Tout cela est vrai, mais les bénéfices de tels actes sont surtout des bénéfices
ultérieurs qui ne suppriment pas la grande dépense actuelle. Il en est de tels
actes comme de l'achat d'une machine ou de l'acquisition d'une bonne valeur de
bourse : il y aura plus tard des économies et des plus-values, mais il y a
pour le moment une grosse dépense. Il y a des bourses qui ne peuvent pas
supporter même un excellent placement sans être tout à fait
vidées. Il y a des esprits qui ne sont pas capables de supporter une action
excellente en elle-même et très avantageuse pour l'avenir, mais
qui exige une trop grosse dépense.
Il y a lieu également de faire une autre
réflexion : ces malades sont loin de réussir à accomplir
complètement ces actes de haute tension.
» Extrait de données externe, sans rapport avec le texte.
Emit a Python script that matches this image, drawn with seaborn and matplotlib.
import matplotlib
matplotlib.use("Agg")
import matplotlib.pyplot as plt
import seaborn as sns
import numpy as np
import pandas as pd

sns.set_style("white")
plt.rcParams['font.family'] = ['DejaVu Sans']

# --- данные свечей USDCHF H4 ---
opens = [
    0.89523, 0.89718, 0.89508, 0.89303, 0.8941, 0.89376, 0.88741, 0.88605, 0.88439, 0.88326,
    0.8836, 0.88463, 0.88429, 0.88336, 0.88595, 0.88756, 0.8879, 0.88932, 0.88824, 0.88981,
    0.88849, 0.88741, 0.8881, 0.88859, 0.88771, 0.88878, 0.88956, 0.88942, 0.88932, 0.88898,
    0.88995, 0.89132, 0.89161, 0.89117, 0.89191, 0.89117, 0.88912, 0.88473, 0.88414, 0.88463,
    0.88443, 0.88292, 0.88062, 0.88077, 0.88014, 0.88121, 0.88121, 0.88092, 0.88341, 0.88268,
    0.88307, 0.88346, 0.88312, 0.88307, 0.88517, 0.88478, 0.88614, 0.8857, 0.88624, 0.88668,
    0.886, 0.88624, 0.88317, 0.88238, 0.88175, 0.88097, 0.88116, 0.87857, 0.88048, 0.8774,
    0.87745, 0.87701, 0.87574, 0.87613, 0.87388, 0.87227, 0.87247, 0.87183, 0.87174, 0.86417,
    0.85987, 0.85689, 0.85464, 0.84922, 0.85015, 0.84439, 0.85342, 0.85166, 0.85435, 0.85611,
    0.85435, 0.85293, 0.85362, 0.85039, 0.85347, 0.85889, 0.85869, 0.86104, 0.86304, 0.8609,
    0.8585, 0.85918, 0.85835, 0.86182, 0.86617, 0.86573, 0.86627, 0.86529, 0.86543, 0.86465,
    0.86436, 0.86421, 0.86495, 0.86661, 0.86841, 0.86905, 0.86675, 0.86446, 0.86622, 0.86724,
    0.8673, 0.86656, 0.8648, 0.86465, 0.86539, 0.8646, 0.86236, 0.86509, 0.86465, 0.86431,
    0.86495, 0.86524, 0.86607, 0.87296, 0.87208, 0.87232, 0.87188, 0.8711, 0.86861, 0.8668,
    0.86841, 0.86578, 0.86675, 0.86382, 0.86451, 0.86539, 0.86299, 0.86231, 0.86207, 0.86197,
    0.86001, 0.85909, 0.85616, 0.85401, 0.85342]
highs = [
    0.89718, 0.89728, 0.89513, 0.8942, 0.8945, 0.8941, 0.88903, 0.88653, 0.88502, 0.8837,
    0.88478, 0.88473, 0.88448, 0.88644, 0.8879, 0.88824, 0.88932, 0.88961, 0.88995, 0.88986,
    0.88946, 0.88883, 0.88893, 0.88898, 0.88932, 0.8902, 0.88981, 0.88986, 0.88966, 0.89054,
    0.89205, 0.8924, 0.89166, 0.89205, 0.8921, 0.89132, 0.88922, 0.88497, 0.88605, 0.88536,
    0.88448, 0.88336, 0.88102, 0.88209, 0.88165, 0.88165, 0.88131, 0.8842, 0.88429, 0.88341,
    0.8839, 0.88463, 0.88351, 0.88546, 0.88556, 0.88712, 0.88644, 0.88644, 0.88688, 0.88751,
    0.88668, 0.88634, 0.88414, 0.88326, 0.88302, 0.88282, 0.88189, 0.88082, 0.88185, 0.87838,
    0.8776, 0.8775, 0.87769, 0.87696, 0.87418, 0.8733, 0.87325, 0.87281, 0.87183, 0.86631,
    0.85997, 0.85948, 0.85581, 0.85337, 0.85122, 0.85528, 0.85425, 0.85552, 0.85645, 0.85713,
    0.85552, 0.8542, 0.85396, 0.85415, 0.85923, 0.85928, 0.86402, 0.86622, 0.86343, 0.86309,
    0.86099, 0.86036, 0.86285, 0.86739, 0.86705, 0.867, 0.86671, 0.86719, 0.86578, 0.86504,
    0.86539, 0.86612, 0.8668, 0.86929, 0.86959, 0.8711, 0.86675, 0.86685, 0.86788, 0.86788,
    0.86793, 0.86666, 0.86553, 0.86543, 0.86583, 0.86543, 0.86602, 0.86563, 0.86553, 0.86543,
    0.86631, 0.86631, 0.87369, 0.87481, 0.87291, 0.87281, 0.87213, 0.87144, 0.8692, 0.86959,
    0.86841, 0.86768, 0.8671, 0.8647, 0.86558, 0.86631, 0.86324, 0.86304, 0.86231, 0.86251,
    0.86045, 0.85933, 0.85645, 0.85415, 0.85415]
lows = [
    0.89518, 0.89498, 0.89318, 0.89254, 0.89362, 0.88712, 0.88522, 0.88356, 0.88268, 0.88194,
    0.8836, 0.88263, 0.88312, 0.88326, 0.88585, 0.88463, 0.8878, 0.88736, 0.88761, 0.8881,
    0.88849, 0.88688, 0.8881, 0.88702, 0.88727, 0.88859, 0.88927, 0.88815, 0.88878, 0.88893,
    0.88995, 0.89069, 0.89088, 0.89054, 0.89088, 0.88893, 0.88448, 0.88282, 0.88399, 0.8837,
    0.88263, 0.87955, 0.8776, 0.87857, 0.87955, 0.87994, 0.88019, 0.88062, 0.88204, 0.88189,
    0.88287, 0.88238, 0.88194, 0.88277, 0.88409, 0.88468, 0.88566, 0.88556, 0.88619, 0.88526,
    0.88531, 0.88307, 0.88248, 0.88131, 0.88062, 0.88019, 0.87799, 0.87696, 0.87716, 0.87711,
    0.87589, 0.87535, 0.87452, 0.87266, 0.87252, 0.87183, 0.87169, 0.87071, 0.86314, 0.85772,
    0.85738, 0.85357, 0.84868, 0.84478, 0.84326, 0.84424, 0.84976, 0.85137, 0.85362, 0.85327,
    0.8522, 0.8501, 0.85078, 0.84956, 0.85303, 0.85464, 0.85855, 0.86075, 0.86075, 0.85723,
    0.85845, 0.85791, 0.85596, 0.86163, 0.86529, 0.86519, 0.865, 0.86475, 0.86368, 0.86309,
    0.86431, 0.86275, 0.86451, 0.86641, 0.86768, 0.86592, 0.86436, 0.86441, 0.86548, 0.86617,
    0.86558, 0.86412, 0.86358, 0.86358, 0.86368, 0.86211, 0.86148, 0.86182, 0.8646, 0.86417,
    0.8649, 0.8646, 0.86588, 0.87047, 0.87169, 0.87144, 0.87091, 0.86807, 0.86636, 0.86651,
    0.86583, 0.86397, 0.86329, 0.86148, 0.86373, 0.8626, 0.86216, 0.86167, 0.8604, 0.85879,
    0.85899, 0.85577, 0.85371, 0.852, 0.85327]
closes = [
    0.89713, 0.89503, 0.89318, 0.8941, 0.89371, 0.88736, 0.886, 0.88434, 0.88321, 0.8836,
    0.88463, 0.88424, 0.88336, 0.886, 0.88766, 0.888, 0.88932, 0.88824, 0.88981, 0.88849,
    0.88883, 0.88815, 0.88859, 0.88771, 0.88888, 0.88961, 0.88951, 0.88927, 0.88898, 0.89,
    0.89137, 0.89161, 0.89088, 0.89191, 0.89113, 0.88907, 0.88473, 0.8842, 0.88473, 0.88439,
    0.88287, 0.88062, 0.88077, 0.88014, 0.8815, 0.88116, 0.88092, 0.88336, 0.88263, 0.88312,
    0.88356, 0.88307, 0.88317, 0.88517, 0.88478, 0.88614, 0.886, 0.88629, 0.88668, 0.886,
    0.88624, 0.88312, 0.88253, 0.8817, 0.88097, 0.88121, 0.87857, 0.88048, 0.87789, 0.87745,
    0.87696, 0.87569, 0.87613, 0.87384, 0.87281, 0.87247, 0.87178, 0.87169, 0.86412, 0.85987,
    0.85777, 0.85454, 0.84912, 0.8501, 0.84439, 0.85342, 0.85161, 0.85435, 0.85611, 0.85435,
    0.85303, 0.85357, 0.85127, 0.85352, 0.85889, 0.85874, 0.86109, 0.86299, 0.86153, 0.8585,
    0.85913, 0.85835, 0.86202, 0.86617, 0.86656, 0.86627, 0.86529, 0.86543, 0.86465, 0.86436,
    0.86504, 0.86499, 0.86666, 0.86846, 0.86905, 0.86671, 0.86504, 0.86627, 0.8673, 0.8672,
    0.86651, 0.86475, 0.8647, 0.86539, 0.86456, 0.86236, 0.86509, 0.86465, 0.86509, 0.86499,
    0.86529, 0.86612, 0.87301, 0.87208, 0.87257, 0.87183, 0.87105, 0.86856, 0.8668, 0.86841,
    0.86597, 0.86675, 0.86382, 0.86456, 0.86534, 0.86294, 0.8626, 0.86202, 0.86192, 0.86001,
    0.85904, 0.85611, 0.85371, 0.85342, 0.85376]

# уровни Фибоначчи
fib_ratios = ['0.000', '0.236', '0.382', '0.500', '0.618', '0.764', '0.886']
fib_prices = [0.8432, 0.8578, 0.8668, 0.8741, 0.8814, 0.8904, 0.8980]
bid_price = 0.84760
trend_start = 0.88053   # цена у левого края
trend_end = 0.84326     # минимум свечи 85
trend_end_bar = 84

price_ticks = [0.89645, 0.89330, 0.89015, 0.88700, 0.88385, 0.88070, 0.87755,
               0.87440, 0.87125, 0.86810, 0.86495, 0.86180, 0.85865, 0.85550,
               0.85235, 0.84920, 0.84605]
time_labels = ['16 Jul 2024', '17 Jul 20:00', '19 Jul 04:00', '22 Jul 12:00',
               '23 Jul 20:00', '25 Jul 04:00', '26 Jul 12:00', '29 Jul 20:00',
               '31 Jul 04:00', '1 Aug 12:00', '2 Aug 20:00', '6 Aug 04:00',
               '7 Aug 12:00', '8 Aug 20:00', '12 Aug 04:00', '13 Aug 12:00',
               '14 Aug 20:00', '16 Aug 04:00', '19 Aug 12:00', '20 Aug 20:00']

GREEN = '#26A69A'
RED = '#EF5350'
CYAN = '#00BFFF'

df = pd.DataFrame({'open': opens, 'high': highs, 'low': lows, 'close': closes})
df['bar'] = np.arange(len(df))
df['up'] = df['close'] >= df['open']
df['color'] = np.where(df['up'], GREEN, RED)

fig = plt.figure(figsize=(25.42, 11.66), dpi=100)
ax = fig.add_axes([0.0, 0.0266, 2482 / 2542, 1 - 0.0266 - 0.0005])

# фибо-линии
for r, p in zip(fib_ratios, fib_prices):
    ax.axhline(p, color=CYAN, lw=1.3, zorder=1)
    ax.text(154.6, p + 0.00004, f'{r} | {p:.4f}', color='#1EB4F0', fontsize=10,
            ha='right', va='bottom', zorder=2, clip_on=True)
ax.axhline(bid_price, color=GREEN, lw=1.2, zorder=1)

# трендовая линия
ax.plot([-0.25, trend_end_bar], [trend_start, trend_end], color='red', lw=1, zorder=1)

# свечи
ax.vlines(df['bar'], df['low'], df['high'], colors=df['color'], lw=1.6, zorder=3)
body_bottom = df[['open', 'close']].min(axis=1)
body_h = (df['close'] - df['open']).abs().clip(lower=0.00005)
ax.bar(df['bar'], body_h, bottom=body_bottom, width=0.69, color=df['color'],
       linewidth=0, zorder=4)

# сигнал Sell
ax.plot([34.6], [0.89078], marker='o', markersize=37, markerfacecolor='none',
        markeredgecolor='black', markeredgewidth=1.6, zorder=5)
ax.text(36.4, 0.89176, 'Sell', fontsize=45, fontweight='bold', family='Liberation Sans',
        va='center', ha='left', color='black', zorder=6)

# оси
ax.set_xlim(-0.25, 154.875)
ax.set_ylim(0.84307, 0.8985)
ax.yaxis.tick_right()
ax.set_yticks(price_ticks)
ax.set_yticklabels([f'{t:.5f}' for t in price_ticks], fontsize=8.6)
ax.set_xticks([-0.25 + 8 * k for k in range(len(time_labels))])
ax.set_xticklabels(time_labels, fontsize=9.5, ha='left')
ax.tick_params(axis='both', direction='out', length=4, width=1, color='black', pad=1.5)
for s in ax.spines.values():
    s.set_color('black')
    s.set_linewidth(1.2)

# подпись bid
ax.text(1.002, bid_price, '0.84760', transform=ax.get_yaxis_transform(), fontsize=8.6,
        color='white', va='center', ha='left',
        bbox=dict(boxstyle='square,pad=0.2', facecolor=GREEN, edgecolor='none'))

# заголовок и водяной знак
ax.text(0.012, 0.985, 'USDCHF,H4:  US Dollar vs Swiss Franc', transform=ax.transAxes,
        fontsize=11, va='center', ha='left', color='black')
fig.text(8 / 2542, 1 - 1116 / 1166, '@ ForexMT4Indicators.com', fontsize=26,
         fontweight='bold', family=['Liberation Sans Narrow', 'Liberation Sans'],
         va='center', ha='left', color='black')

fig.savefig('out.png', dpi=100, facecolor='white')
Ils les commencent seulement et
s'arrêtent avant de les avoir terminés, puis ils recommencent de la
même manière, indéfiniment accrochés au même
problème. Nous avons vu bien des observations de ces ruminations qui
cherchent un assentiment réfléchi sans y parvenir jamais, de ces travaux
herculéens qui poussent contre un mur sans aboutir à rien.
Le problème de la dépense psychologique, du
coût de l'action sera plus tard un problème capital de la
psychologie et de la psychiatrie : aujourd'hui il est à peine
soupçonné. D'ordinaire on croit répondre facilement en parlant de la quantité
psychologique des actes, de la force des mouvements, de la complexité, de la
vitesse, de la durée des mouvements et en disant que les actes qui comportent
des mouvements forts, nombreux, rapides, prolongés, sont les actes qui
fatiguent. Cela est peut-être vrai au moins en partie pour la fatigue
normale, mais cela est tout à fait insuffisant pour la fatigue
pathologique, la dépression. A côté de ces caractères qui tiennent
à la quantité psychologique il faut ajouter ceux qui dépendent de
l'élévation hiérarchique des actes, de leur tension psychologique et il faut
bien comprendre que l'accomplissement des actes élevés, appartenant à
la série de la réflexion, du travail, qu'ils soient accomplis
complètement ou incomplètement est capable bien plus encore que
celui des actions précédentes de déterminer des épuisements et des dépressions.